Joan’s father was a socialist.  The son of a farmer and an immigrant from Sweden, Werner Wehlen came to Canada and then the United States to make a better life from himself.

Joan's father, Werner Wehlen, at age 87 after his first ride in an airplane to San Diego, California.

Joan’s father, Werner Wehlen, at age 87 after his first ride in an airplane to San Diego, California.

He didn’t want to remain beholden to the lord who owned the land his father worked on.  “I remember my grandfather, and even my father, having to [work for a feudal baron] every year on the private domain where the lord of our land lived.” [1]

Werner certainly exposed Joan to his socialist leanings which were especially pronounced during the hard times of the Depression.  One Saturday, he took her to Bughouse Square. [2]

Tuesday, June 7, 1938, Age 15

. . . Sunday night Daddy and I went to Bughouse Square. Not many talkers there and those not as good as they could have been. One of them was talking anti-everything and while he talked, I saw Venus shining over his shoulder. They say she is blue, but that night she was quite golden. And the man talked, sharply silhouetted against the street lamp, standing on his soapbox, the crowd like some dark elemental mass crowded below him and the great golden orb of Venus over his shoulder. The church spire in the East pierced the sky like a black rapier and the Newberry Library was a gloomy disapproving bulb in the night. It was a picture to take with you, unreal with the insects buzzing in the light and the trees moving like shadows in the warm night. Rain fell for a minute like a canvas over an unreal picture. Grant that I may know more unreal nights like that, when one can half-close one’s eyes and seem not to exist at all save as a watcher. Home and the sky was purple.

Joan even jokes about being mistaken for a radical.

Monday, April 19, 1937, Age 14

Mr. Lucas thinks I’m a communist. Today in Study, you see, Ruth and I were—well—you know—doing Latin together. Which isn’t approved of. Then Alice asked me what onomatopoeia is and, while I was explaining, Mr. L. came over and said, “Can’t you work by yourself?” to me. “Are you helping these girls or are they helping you?” And I said, “Well, it’s sort of community work, you see.” And he said, “Well, you know we can’t have a lot of little communities in study hall.” And I said, thinking of Latin, “No, but why not one big community.” I guess he must have thought I was a communist then, ’cause he looked sort of frightened and said we’d better work alone. And I said, “Uh-huh.” And that was that. Once before he made me (and Ruth) stand in the corner for community work—me the socialist! And I had my red sweater on, too!

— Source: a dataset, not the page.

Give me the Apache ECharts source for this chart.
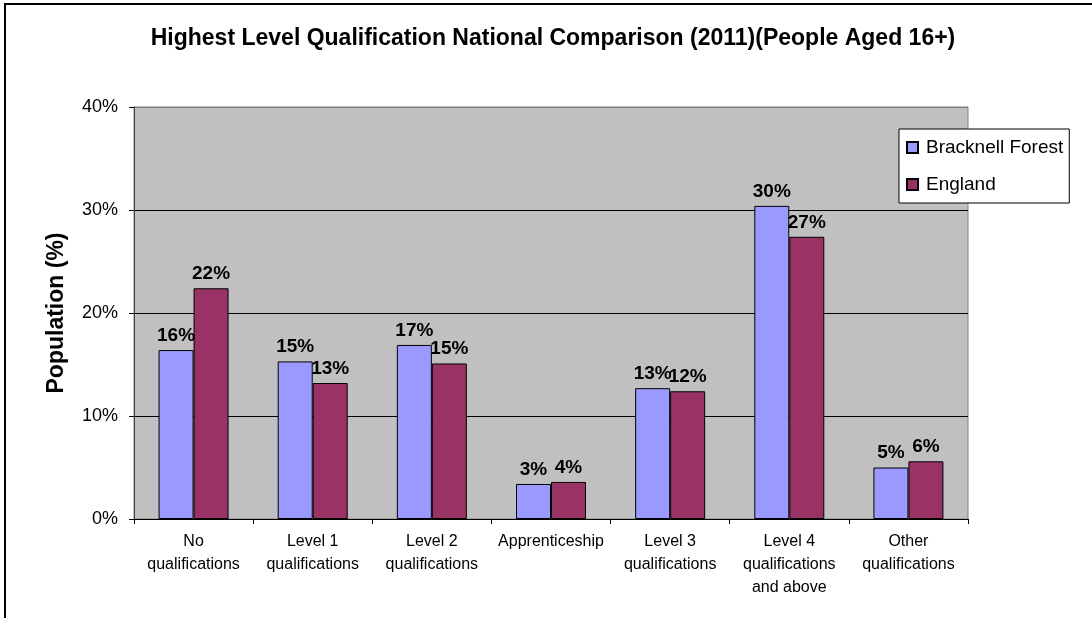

Maybe Mr. Lucas thought she was going to break out into singing the “Internationale,” the unofficial hymn of workers the world over.

The lyrics are:

Arise, the workers of all nations!
Arise, oppressed of the earth!
For justice thunders condemnation:
A better world’s in birth!
No more tradition’s chains shall bind us,
Arise, you slaves, no more in thrall!
The earth will rise on new foundations:
We, who were nothing, shall be all!
Forward, brothers and sisters,
And the last fight let us face;
The Internationale
Unites the human race!
Forward, brothers and sisters,
And the last fight let us face;
The Internationale
Unites the human race!

Here is Arturo Toscanini conducting a banned version of the “Internationale.”

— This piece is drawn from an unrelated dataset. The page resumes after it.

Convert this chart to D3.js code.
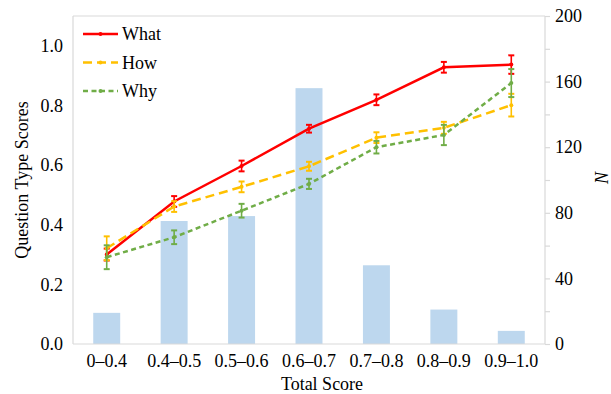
<!DOCTYPE html>
<html>
<head>
<meta charset="utf-8">
<script src="https://cdn.jsdelivr.net/npm/d3@7"></script>
<style>
  body { margin: 0; background: #fff; }
  text { font-family: "Liberation Serif", "Times New Roman", serif; fill: #000; }
</style>
</head>
<body>
<svg id="chart" width="611" height="394"></svg>
<script>
// categories and values
var categories = ["0\u20130.4", "0.4\u20130.5", "0.5\u20130.6", "0.6\u20130.7", "0.7\u20130.8", "0.8\u20130.9", "0.9\u20131.0"];
var counts = [19, 75, 78, 156, 48, 21, 8];

var whatVals = [0.30, 0.478, 0.597, 0.722, 0.819, 0.928, 0.937];
var whatErr  = [0.02, 0.018, 0.018, 0.013, 0.018, 0.018, 0.031];
var howVals  = [0.321, 0.461, 0.527, 0.596, 0.692, 0.725, 0.801];
var howErr   = [0.04, 0.018, 0.018, 0.015, 0.018, 0.02, 0.038];
var whyVals  = [0.291, 0.358, 0.447, 0.537, 0.66, 0.701, 0.875];
var whyErr   = [0.04, 0.023, 0.023, 0.017, 0.021, 0.034, 0.047];

var leftTicks = [0, 0.2, 0.4, 0.6, 0.8, 1.0];
var rightTicks = [0, 20, 40, 60, 80, 100, 120, 140, 160, 180, 200];

var series = [
  {name: "What", vals: whatVals, err: whatErr, color: "#ff0000", dash: null},
  {name: "How",  vals: howVals,  err: howErr,  color: "#ffc000", dash: "9,5"},
  {name: "Why",  vals: whyVals,  err: whyErr,  color: "#70ad47", dash: "5,3.5"}
];

var svg = d3.select("#chart");
var plotL = 73, plotR = 545, plotT = 16, plotB = 344;

var x = d3.scaleBand().domain(categories).range([plotL, plotR]).padding(0);
var yL = d3.scaleLinear().domain([0, 1.1]).range([plotB, plotT]);
var yR = d3.scaleLinear().domain([0, 200]).range([plotB, plotT]);

// top frame line
svg.append("line").attr("x1", plotL).attr("x2", plotR).attr("y1", plotT).attr("y2", plotT)
  .attr("stroke", "#d9d9d9").attr("stroke-width", 1.2);

// bars (right axis)
var barW = x.bandwidth() * 0.4;
svg.append("g").selectAll("rect")
  .data(counts)
  .enter().append("rect")
  .attr("x", function(d, i){ return x(categories[i]) + x.bandwidth() / 2 - barW / 2; })
  .attr("y", function(d){ return yR(d); })
  .attr("width", barW)
  .attr("height", function(d){ return plotB - yR(d); })
  .attr("fill", "#bdd7ee");

// left axis
var gL = svg.append("g").attr("transform", "translate(" + plotL + ",0)")
  .call(d3.axisLeft(yL).tickValues(leftTicks).tickFormat(d3.format(".1f")).tickSize(0).tickPadding(10));
gL.select(".domain").attr("stroke", "#d9d9d9").attr("stroke-width", 1.2).attr("d", "M0," + plotT + "V" + plotB);
gL.selectAll("text").style("font-size", "18px").style("font-family", "Liberation Serif");

// right axis
var gR = svg.append("g").attr("transform", "translate(" + plotR + ",0)")
  .call(d3.axisRight(yR).tickValues(rightTicks).tickSize(5).tickPadding(5)
    .tickFormat(function(d){ return d % 40 === 0 ? d : ""; }));
gR.select(".domain").attr("stroke", "#d9d9d9").attr("stroke-width", 1.2).attr("d", "M0," + plotT + "V" + plotB);
gR.selectAll(".tick line").attr("stroke", "#d9d9d9").attr("stroke-width", 1.2);
gR.selectAll("text").style("font-size", "18px").style("font-family", "Liberation Serif");

// bottom axis
var gB = svg.append("g").attr("transform", "translate(0," + plotB + ")")
  .call(d3.axisBottom(x).tickSize(0).tickPadding(10));
gB.select(".domain").attr("stroke", "#d9d9d9").attr("stroke-width", 1.2).attr("d", "M" + plotL + ",0H" + plotR);
gB.selectAll("text").style("font-size", "18px").style("font-family", "Liberation Serif");

// lines with error bars
var cx = function(i){ return x(categories[i]) + x.bandwidth() / 2; };
series.forEach(function(s){
  var line = d3.line().x(function(d, i){ return cx(i); }).y(function(d){ return yL(d); });
  svg.append("path").datum(s.vals)
    .attr("d", line).attr("fill", "none")
    .attr("stroke", s.color).attr("stroke-width", 2.5)
    .attr("stroke-dasharray", s.dash);

  var eb = svg.append("g").attr("stroke", s.color).attr("stroke-width", 1.6);
  s.vals.forEach(function(v, i){
    var x0 = cx(i), y1 = yL(v + s.err[i]), y2 = yL(v - s.err[i]);
    eb.append("line").attr("x1", x0).attr("x2", x0).attr("y1", y1).attr("y2", y2);
    eb.append("line").attr("x1", x0 - 3).attr("x2", x0 + 3).attr("y1", y1).attr("y2", y1).attr("stroke-width", 2);
    eb.append("line").attr("x1", x0 - 3).attr("x2", x0 + 3).attr("y1", y2).attr("y2", y2).attr("stroke-width", 2);
  });
  svg.append("g").selectAll("circle").data(s.vals).enter().append("circle")
    .attr("cx", function(d, i){ return cx(i); })
    .attr("cy", function(d){ return yL(d); })
    .attr("r", 2).attr("fill", s.color);
});

// legend
var legend = svg.append("g").attr("transform", "translate(83,34)");
series.forEach(function(s, i){
  var g = legend.append("g").attr("transform", "translate(0," + (i * 28.5) + ")");
  g.append("line").attr("x1", 0).attr("x2", 35).attr("y1", 0).attr("y2", 0)
    .attr("stroke", s.color).attr("stroke-width", 2.5).attr("stroke-dasharray", s.dash);
  g.append("circle").attr("cx", 17.5).attr("cy", 0).attr("r", 2).attr("fill", s.color);
  g.append("text").attr("x", 39).attr("y", 6).style("font-size", "18px").text(s.name);
});

// axis titles
svg.append("text")
  .attr("transform", "translate(28," + ((plotT + plotB) / 2) + ") rotate(-90)")
  .attr("text-anchor", "middle").style("font-size", "18px")
  .text("Question Type Scores");
svg.append("text")
  .attr("x", 322).attr("y", 390)
  .attr("text-anchor", "middle").style("font-size", "18px")
  .text("Total Score");
svg.append("text")
  .attr("transform", "translate(608,178) rotate(-90)")
  .attr("text-anchor", "middle").style("font-size", "18px").style("font-style", "italic")
  .text("N");
</script>
</body>
</html>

Joan later enacted her socialist beliefs by becoming an oral historian who records the voices of real, everyday people.  I’ll write about that more on Mother’s Day this year.

The tradition of oral history lives on.  My son, John, had a project in school involving oral history.  They had to read, edit, and perform an interview undertaken by Studs Terkel, the great oral historian. He was a trailblazer in the field and a great inspiration to Joan in her work.

John chose to perform the story of Florence Reese, an old, tough-talking grandma.

Florence Reese

Florence Reese

She was also a trailblazer for workers’ rights.

She was an amazing woman whose family of miners suffered from the cruelties inflicted by the mining companies and the U.S. government in the 1930s.  But she is famous for having written a song, “Which Side are you on?”, that became a rallying cry for oppressed workers everywhere.  Here it is sung by Pete Seeger.

And here is Florence herself singing the song.

We should all reflect on this in the wake of the financial crisis of 2008 and great economic disparity that exists today.

 

[1] Joan Morrison and Charlotte Fox Zabusky.  American Mosaic:  The Immigrant Experience in the Words of Those Who Lived It.  Pittsburgh: U of Pittsburgh Press, 1980/1993, 3.

[2] A nickname for Washington Square Park. Anyone could speak to crowds there, generally on soap boxes.